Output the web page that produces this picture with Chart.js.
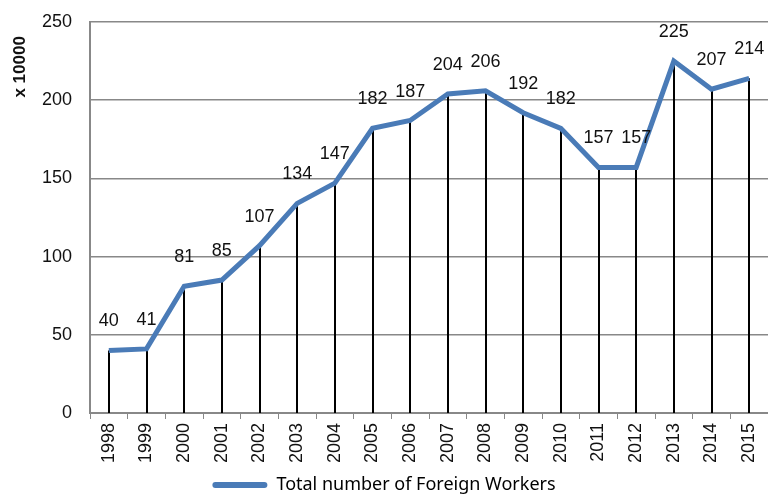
<!DOCTYPE html>
<html>
<head>
<meta charset="utf-8">
<script src="https://cdn.jsdelivr.net/npm/chart.js@4/dist/chart.umd.min.js"></script>
<style>
  html, body { margin: 0; padding: 0; background: #fff; }
  #wrap { width: 768px; height: 498px; }
</style>
</head>
<body>
<div id="wrap"><canvas id="chart" width="768" height="498"></canvas></div>
<script>
const years = ['1998', '1999', '2000', '2001', '2002', '2003', '2004', '2005', '2006',
  '2007', '2008', '2009', '2010', '2011', '2012', '2013', '2014', '2015'];
const workers = [40, 41, 81, 85, 107, 134, 147, 182, 187, 204, 206, 192, 182, 157, 157, 225, 207, 214];
const yTicks = [0, 50, 100, 150, 200, 250];

const lineBlue = '#4A7BB7';

// vertical black lines from each point down to the axis
const dropLines = {
  id: 'dropLines',
  beforeDatasetsDraw(chart) {
    const ctx = chart.ctx;
    const meta = chart.getDatasetMeta(0);
    const bottom = chart.scales.y.getPixelForValue(0);
    ctx.save();
    ctx.strokeStyle = '#000';
    ctx.lineWidth = 2;
    meta.data.forEach(p => {
      ctx.beginPath();
      ctx.moveTo(Math.round(p.x), p.y);
      ctx.lineTo(Math.round(p.x), bottom);
      ctx.stroke();
    });
    ctx.restore();
  }
};

// value labels above the points
const valueLabels = {
  id: 'valueLabels',
  afterDatasetsDraw(chart) {
    const ctx = chart.ctx;
    const meta = chart.getDatasetMeta(0);
    ctx.save();
    ctx.font = '18px "Liberation Sans", Arial, sans-serif';
    ctx.fillStyle = '#111';
    ctx.textAlign = 'center';
    ctx.textBaseline = 'bottom';
    meta.data.forEach((p, i) => {
      ctx.fillText(String(workers[i]), p.x, p.y - 20);
    });
    ctx.restore();
  }
};

new Chart(document.getElementById('chart').getContext('2d'), {
  type: 'line',
  data: {
    labels: years,
    datasets: [{
      label: 'Total number of Foreign Workers',
      data: workers,
      borderColor: lineBlue,
      backgroundColor: lineBlue,
      borderWidth: 5,
      pointRadius: 0,
      tension: 0,
      fill: false
    }]
  },
  options: {
    responsive: false,
    animation: false,
    layout: { padding: { top: 22, right: 0, left: 0, bottom: -6 } },
    plugins: {
      legend: {
        position: 'bottom',
        labels: {
          font: { family: '"Noto Sans", sans-serif', size: 18 },
          color: '#111',
          boxWidth: 55,
          boxHeight: 6,
          padding: 0,
          generateLabels: chart => [{
            text: chart.data.datasets[0].label,
            fillStyle: lineBlue,
            strokeStyle: lineBlue,
            lineWidth: 0,
            borderRadius: 3,
            datasetIndex: 0
          }]
        }
      },
      tooltip: { enabled: false }
    },
    scales: {
      x: {
        offset: true,
        grid: {
          offset: true,
          drawOnChartArea: false,
          drawTicks: true,
          tickLength: 6,
          color: '#888'
        },
        border: { color: '#888', width: 2 },
        ticks: {
          minRotation: 90,
          maxRotation: 90,
          autoSkip: false,
          padding: 4,
          color: '#111',
          font: { family: '"Liberation Sans", Arial, sans-serif', size: 18 }
        },
        afterFit: s => { s.height = 63; s.paddingRight = 0; s.paddingLeft = 0; }
      },
      y: {
        min: 0,
        max: 250,
        afterBuildTicks: s => { s.ticks = yTicks.map(v => ({ value: v })); },
        grid: { color: '#888', lineWidth: 1.5, drawTicks: false },
        border: { color: '#888', width: 2 },
        ticks: {
          padding: 18,
          color: '#111',
          font: { family: '"Liberation Sans", Arial, sans-serif', size: 18 }
        },
        title: {
          display: true,
          text: 'x 10000   ',
          align: 'end',
          color: '#111',
          padding: { top: 10, bottom: 2 },
          font: { family: '"Liberation Sans", Arial, sans-serif', size: 17, weight: 'bold' }
        },
        afterFit: s => { s.width = 90; s.paddingTop = 0; s.paddingBottom = 0; }
      }
    }
  },
  plugins: [dropLines, valueLabels]
});
</script>
</body>
</html>
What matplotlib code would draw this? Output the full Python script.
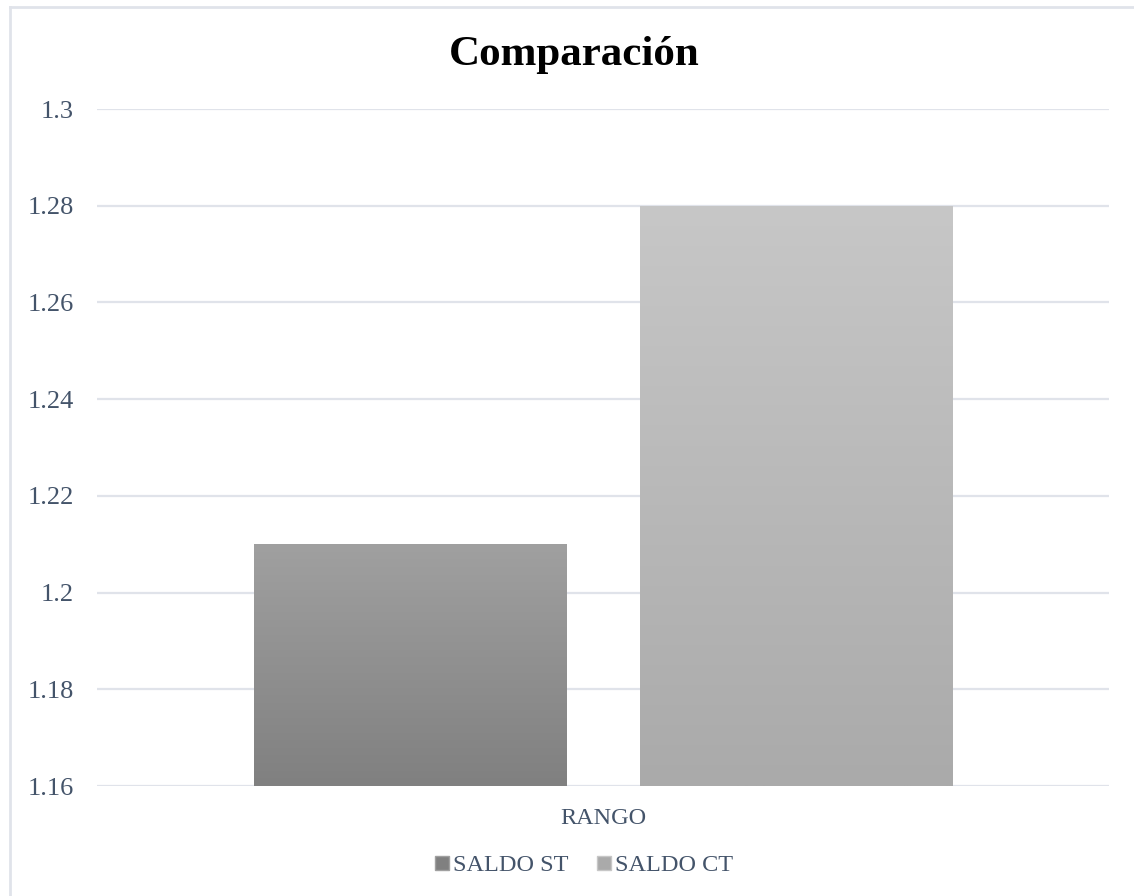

+ + + +

Aim of the exercise
Transcribe all the data word for word; the images stay out.

Worked answer
Output the web page that produces this picture with Chart.js.
<!DOCTYPE html>
<html>
<head>
<meta charset="utf-8">
<script src="https://cdn.jsdelivr.net/npm/chart.js@4/dist/chart.umd.min.js"></script>
<style>
  html, body { margin: 0; padding: 0; background: #fff; }
  #wrap { width: 768px; height: 498px; }
</style>
</head>
<body>
<div id="wrap"><canvas id="chart" width="768" height="498"></canvas></div>
<script>
const years = ['1998', '1999', '2000', '2001', '2002', '2003', '2004', '2005', '2006',
  '2007', '2008', '2009', '2010', '2011', '2012', '2013', '2014', '2015'];
const workers = [40, 41, 81, 85, 107, 134, 147, 182, 187, 204, 206, 192, 182, 157, 157, 225, 207, 214];
const yTicks = [0, 50, 100, 150, 200, 250];

const lineBlue = '#4A7BB7';

// vertical black lines from each point down to the axis
const dropLines = {
  id: 'dropLines',
  beforeDatasetsDraw(chart) {
    const ctx = chart.ctx;
    const meta = chart.getDatasetMeta(0);
    const bottom = chart.scales.y.getPixelForValue(0);
    ctx.save();
    ctx.strokeStyle = '#000';
    ctx.lineWidth = 2;
    meta.data.forEach(p => {
      ctx.beginPath();
      ctx.moveTo(Math.round(p.x), p.y);
      ctx.lineTo(Math.round(p.x), bottom);
      ctx.stroke();
    });
    ctx.restore();
  }
};

// value labels above the points
const valueLabels = {
  id: 'valueLabels',
  afterDatasetsDraw(chart) {
    const ctx = chart.ctx;
    const meta = chart.getDatasetMeta(0);
    ctx.save();
    ctx.font = '18px "Liberation Sans", Arial, sans-serif';
    ctx.fillStyle = '#111';
    ctx.textAlign = 'center';
    ctx.textBaseline = 'bottom';
    meta.data.forEach((p, i) => {
      ctx.fillText(String(workers[i]), p.x, p.y - 20);
    });
    ctx.restore();
  }
};

new Chart(document.getElementById('chart').getContext('2d'), {
  type: 'line',
  data: {
    labels: years,
    datasets: [{
      label: 'Total number of Foreign Workers',
      data: workers,
      borderColor: lineBlue,
      backgroundColor: lineBlue,
      borderWidth: 5,
      pointRadius: 0,
      tension: 0,
      fill: false
    }]
  },
  options: {
    responsive: false,
    animation: false,
    layout: { padding: { top: 22, right: 0, left: 0, bottom: -6 } },
    plugins: {
      legend: {
        position: 'bottom',
        labels: {
          font: { family: '"Noto Sans", sans-serif', size: 18 },
          color: '#111',
          boxWidth: 55,
          boxHeight: 6,
          padding: 0,
          generateLabels: chart => [{
            text: chart.data.datasets[0].label,
            fillStyle: lineBlue,
            strokeStyle: lineBlue,
            lineWidth: 0,
            borderRadius: 3,
            datasetIndex: 0
          }]
        }
      },
      tooltip: { enabled: false }
    },
    scales: {
      x: {
        offset: true,
        grid: {
          offset: true,
          drawOnChartArea: false,
          drawTicks: true,
          tickLength: 6,
          color: '#888'
        },
        border: { color: '#888', width: 2 },
        ticks: {
          minRotation: 90,
          maxRotation: 90,
          autoSkip: false,
          padding: 4,
          color: '#111',
          font: { family: '"Liberation Sans", Arial, sans-serif', size: 18 }
        },
        afterFit: s => { s.height = 63; s.paddingRight = 0; s.paddingLeft = 0; }
      },
      y: {
        min: 0,
        max: 250,
        afterBuildTicks: s => { s.ticks = yTicks.map(v => ({ value: v })); },
        grid: { color: '#888', lineWidth: 1.5, drawTicks: false },
        border: { color: '#888', width: 2 },
        ticks: {
          padding: 18,
          color: '#111',
          font: { family: '"Liberation Sans", Arial, sans-serif', size: 18 }
        },
        title: {
          display: true,
          text: 'x 10000   ',
          align: 'end',
          color: '#111',
          padding: { top: 10, bottom: 2 },
          font: { family: '"Liberation Sans", Arial, sans-serif', size: 17, weight: 'bold' }
        },
        afterFit: s => { s.width = 90; s.paddingTop = 0; s.paddingBottom = 0; }
      }
    }
  },
  plugins: [dropLines, valueLabels]
});
</script>
</body>
</html>
What matplotlib code would draw this? Output the full Python script.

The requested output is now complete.